Without the pictures, extract every line from the start of the material to the line containing "plt.rcParams['font.family'] = ['Noto", both ends included.

━━━ Dataset section ━━━

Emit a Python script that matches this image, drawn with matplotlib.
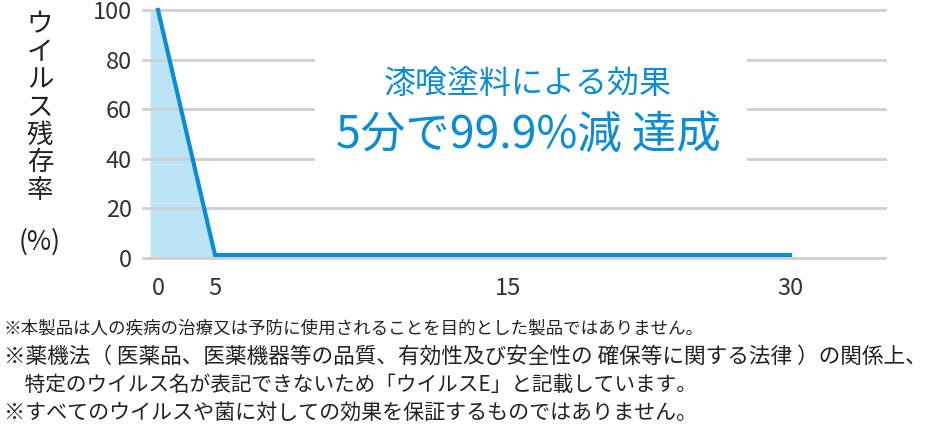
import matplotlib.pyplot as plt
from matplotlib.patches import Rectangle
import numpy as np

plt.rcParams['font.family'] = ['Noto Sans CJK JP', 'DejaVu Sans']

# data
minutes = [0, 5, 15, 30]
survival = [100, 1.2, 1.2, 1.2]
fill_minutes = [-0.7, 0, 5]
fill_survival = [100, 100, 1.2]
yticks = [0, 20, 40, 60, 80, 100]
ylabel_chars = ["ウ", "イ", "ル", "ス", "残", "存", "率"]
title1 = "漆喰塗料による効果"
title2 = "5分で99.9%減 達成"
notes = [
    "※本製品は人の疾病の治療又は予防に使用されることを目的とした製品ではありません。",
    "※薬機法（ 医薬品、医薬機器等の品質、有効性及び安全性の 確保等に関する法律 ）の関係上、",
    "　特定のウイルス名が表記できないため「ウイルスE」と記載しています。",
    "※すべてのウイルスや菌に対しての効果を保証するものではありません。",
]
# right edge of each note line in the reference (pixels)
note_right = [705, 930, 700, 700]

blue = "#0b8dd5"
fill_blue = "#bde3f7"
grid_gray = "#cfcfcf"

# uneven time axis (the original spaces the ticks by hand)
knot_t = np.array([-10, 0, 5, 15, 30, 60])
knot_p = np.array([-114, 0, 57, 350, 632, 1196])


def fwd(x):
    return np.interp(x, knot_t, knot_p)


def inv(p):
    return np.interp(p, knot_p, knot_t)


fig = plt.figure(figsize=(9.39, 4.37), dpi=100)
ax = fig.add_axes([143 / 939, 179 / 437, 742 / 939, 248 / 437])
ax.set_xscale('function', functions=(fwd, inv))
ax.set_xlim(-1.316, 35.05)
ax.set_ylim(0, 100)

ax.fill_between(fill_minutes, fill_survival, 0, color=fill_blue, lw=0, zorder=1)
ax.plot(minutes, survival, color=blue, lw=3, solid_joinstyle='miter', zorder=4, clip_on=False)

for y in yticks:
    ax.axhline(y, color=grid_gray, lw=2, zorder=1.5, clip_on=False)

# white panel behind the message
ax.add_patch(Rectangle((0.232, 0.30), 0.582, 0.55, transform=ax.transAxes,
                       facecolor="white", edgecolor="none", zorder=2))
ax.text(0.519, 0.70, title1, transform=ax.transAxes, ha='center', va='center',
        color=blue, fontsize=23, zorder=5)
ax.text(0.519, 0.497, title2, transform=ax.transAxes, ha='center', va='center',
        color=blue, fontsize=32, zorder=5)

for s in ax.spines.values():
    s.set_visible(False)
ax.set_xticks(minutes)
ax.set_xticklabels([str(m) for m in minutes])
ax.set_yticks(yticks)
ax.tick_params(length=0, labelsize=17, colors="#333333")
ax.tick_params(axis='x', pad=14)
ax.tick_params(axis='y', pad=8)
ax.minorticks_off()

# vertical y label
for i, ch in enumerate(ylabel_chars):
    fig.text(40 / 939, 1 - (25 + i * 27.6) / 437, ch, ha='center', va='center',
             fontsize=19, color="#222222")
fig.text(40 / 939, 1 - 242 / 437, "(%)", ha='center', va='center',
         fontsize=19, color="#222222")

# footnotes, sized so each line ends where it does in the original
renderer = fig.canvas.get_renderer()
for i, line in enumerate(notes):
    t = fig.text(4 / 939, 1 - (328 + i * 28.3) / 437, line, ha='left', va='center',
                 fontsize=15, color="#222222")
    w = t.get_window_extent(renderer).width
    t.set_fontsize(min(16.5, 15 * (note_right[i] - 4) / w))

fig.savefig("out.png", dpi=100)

━━━

Correct answer:
Emit a Python script that matches this image, drawn with matplotlib.
import matplotlib.pyplot as plt
from matplotlib.patches import Rectangle
import numpy as np

plt.rcParams['font.family'] = ['Noto Sans CJK JP', 'DejaVu Sans']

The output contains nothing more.